Task
Give a verbatim copy of the lines below, minus the pictures.

Recorded data
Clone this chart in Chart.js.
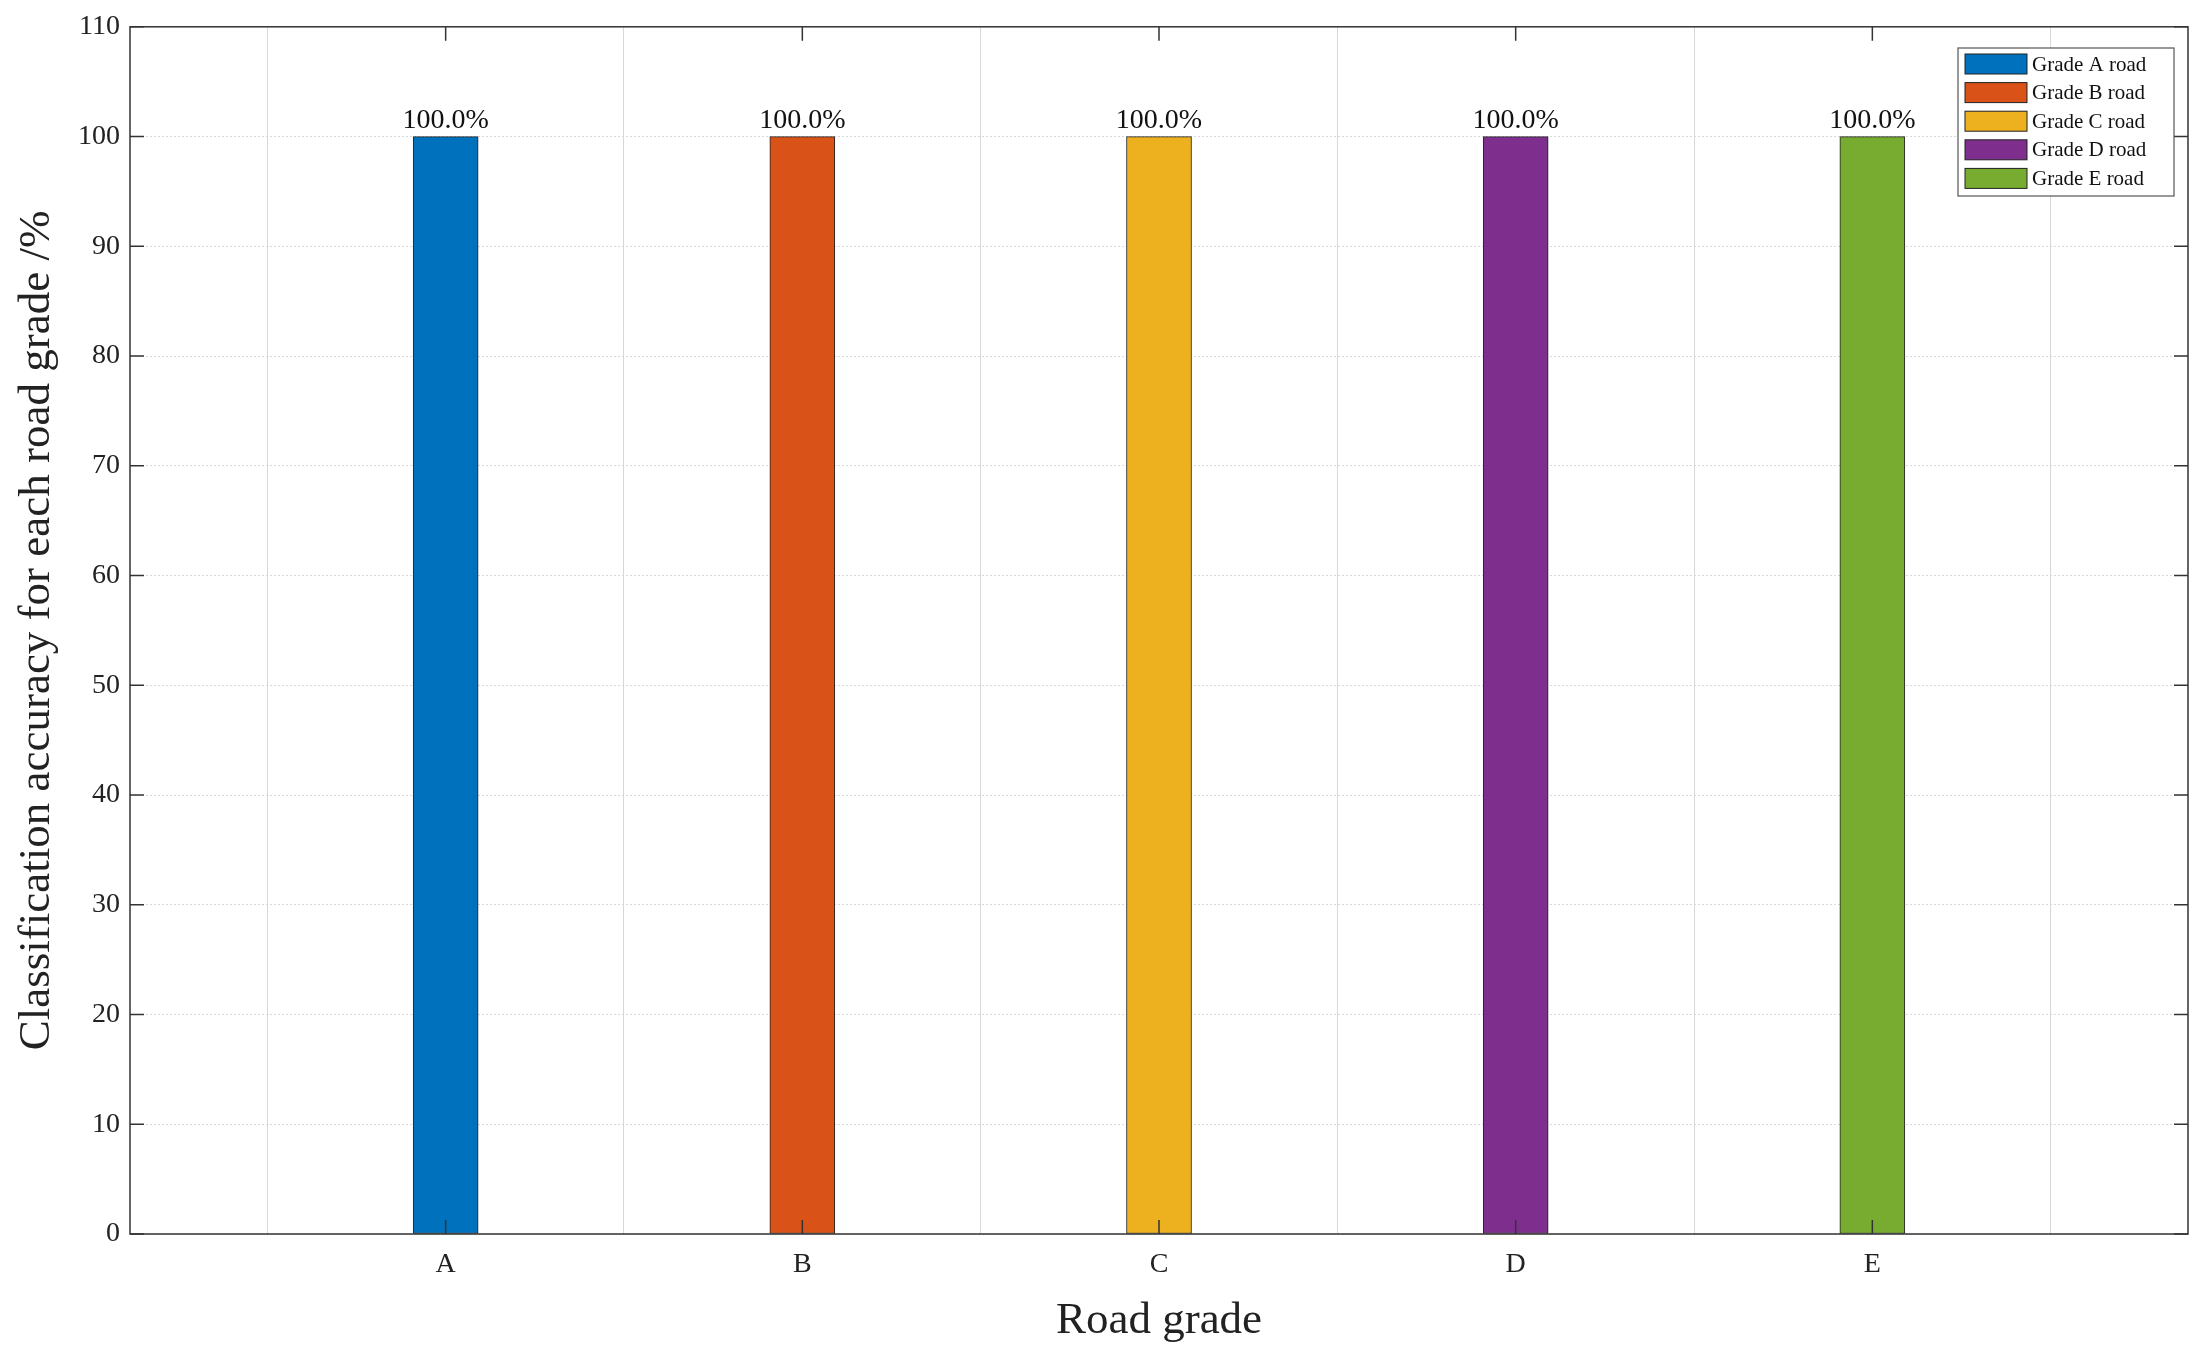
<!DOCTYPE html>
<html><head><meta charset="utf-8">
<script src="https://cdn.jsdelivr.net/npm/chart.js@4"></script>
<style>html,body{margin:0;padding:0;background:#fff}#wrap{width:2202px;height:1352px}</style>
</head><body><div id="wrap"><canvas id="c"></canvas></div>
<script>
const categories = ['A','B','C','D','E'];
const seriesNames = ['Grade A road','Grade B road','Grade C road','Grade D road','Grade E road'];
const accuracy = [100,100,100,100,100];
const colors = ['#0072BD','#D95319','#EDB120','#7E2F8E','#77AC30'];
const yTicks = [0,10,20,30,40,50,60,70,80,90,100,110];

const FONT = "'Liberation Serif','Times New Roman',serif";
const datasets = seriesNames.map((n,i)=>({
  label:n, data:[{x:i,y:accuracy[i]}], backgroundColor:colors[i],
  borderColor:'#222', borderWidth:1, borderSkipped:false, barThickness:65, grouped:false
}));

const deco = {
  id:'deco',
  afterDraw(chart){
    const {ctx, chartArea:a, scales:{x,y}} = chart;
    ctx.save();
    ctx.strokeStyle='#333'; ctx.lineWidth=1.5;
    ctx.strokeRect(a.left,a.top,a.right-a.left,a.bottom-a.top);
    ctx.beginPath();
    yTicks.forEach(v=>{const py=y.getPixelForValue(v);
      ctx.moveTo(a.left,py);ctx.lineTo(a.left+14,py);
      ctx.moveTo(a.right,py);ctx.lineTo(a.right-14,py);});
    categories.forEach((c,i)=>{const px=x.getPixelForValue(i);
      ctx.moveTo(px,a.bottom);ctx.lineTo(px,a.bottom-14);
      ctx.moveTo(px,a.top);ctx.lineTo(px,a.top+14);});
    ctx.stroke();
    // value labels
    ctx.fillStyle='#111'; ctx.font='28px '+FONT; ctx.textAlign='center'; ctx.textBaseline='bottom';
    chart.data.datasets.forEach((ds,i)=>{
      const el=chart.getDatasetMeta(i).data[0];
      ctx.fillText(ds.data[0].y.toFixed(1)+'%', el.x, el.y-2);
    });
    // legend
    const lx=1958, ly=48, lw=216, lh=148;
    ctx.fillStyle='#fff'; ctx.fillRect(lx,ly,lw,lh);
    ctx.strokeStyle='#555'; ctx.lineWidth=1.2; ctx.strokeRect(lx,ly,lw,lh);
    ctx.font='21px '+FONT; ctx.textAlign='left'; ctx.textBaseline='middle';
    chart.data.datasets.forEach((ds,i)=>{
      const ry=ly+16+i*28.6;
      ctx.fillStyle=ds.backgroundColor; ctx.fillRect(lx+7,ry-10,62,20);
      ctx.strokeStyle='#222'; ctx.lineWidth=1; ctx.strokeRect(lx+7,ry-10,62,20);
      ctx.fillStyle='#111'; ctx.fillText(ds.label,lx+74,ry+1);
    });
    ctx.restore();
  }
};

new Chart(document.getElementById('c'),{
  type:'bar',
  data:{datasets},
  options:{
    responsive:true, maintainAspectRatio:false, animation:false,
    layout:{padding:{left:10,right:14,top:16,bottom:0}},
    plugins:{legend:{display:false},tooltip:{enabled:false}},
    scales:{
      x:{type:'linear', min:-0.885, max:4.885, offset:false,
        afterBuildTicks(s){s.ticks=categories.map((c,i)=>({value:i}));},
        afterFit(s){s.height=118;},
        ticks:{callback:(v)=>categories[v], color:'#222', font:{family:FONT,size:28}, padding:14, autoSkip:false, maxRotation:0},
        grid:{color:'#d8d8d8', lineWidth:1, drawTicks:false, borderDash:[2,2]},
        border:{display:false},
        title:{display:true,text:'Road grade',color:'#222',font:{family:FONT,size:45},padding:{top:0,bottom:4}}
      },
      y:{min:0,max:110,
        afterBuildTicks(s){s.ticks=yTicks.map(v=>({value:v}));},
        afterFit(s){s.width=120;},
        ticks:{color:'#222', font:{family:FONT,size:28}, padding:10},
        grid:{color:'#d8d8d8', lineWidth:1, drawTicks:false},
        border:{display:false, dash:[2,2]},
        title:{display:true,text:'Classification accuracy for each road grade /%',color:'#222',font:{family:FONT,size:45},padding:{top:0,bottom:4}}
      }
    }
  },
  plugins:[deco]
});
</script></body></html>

Solution to this exercise
Clone this chart in Chart.js.
<!DOCTYPE html>
<html><head><meta charset="utf-8">
<script src="https://cdn.jsdelivr.net/npm/chart.js@4"></script>
<style>html,body{margin:0;padding:0;background:#fff}#wrap{width:2202px;height:1352px}</style>
</head><body><div id="wrap"><canvas id="c"></canvas></div>
<script>
const categories = ['A','B','C','D','E'];
const seriesNames = ['Grade A road','Grade B road','Grade C road','Grade D road','Grade E road'];
const accuracy = [100,100,100,100,100];
const colors = ['#0072BD','#D95319','#EDB120','#7E2F8E','#77AC30'];
const yTicks = [0,10,20,30,40,50,60,70,80,90,100,110];

const FONT = "'Liberation Serif','Times New Roman',serif";
const datasets = seriesNames.map((n,i)=>({
  label:n, data:[{x:i,y:accuracy[i]}], backgroundColor:colors[i],
  borderColor:'#222', borderWidth:1, borderSkipped:false, barThickness:65, grouped:false
}));

const deco = {
  id:'deco',
  afterDraw(chart){
    const {ctx, chartArea:a, scales:{x,y}} = chart;
    ctx.save();
    ctx.strokeStyle='#333'; ctx.lineWidth=1.5;
    ctx.strokeRect(a.left,a.top,a.right-a.left,a.bottom-a.top);
    ctx.beginPath();
    yTicks.forEach(v=>{const py=y.getPixelForValue(v);
      ctx.moveTo(a.left,py);ctx.lineTo(a.left+14,py);
      ctx.moveTo(a.right,py);ctx.lineTo(a.right-14,py);});
    categories.forEach((c,i)=>{const px=x.getPixelForValue(i);
      ctx.moveTo(px,a.bottom);ctx.lineTo(px,a.bottom-14);
      ctx.moveTo(px,a.top);ctx.lineTo(px,a.top+14);});
    ctx.stroke();
    // value labels
    ctx.fillStyle='#111'; ctx.font='28px '+FONT; ctx.textAlign='center'; ctx.textBaseline='bottom';
    chart.data.datasets.forEach((ds,i)=>{
      const el=chart.getDatasetMeta(i).data[0];
      ctx.fillText(ds.data[0].y.toFixed(1)+'%', el.x, el.y-2);
    });
    // legend
    const lx=1958, ly=48, lw=216, lh=148;
    ctx.fillStyle='#fff'; ctx.fillRect(lx,ly,lw,lh);
    ctx.strokeStyle='#555'; ctx.lineWidth=1.2; ctx.strokeRect(lx,ly,lw,lh);
    ctx.font='21px '+FONT; ctx.textAlign='left'; ctx.textBaseline='middle';
    chart.data.datasets.forEach((ds,i)=>{
      const ry=ly+16+i*28.6;
      ctx.fillStyle=ds.backgroundColor; ctx.fillRect(lx+7,ry-10,62,20);
      ctx.strokeStyle='#222'; ctx.lineWidth=1; ctx.strokeRect(lx+7,ry-10,62,20);
      ctx.fillStyle='#111'; ctx.fillText(ds.label,lx+74,ry+1);
    });
    ctx.restore();
  }
};

new Chart(document.getElementById('c'),{
  type:'bar',
  data:{datasets},
  options:{
    responsive:true, maintainAspectRatio:false, animation:false,
    layout:{padding:{left:10,right:14,top:16,bottom:0}},
    plugins:{legend:{display:false},tooltip:{enabled:false}},
    scales:{
      x:{type:'linear', min:-0.885, max:4.885, offset:false,
        afterBuildTicks(s){s.ticks=categories.map((c,i)=>({value:i}));},
        afterFit(s){s.height=118;},
        ticks:{callback:(v)=>categories[v], color:'#222', font:{family:FONT,size:28}, padding:14, autoSkip:false, maxRotation:0},
        grid:{color:'#d8d8d8', lineWidth:1, drawTicks:false, borderDash:[2,2]},
        border:{display:false},
        title:{display:true,text:'Road grade',color:'#222',font:{family:FONT,size:45},padding:{top:0,bottom:4}}
      },
      y:{min:0,max:110,
        afterBuildTicks(s){s.ticks=yTicks.map(v=>({value:v}));},
        afterFit(s){s.width=120;},
        ticks:{color:'#222', font:{family:FONT,size:28}, padding:10},
        grid:{color:'#d8d8d8', lineWidth:1, drawTicks:false},
        border:{display:false, dash:[2,2]},
        title:{display:true,text:'Classification accuracy for each road grade /%',color:'#222',font:{family:FONT,size:45},padding:{top:0,bottom:4}}
      }
    }
  },
  plugins:[deco]
});
</script></body></html>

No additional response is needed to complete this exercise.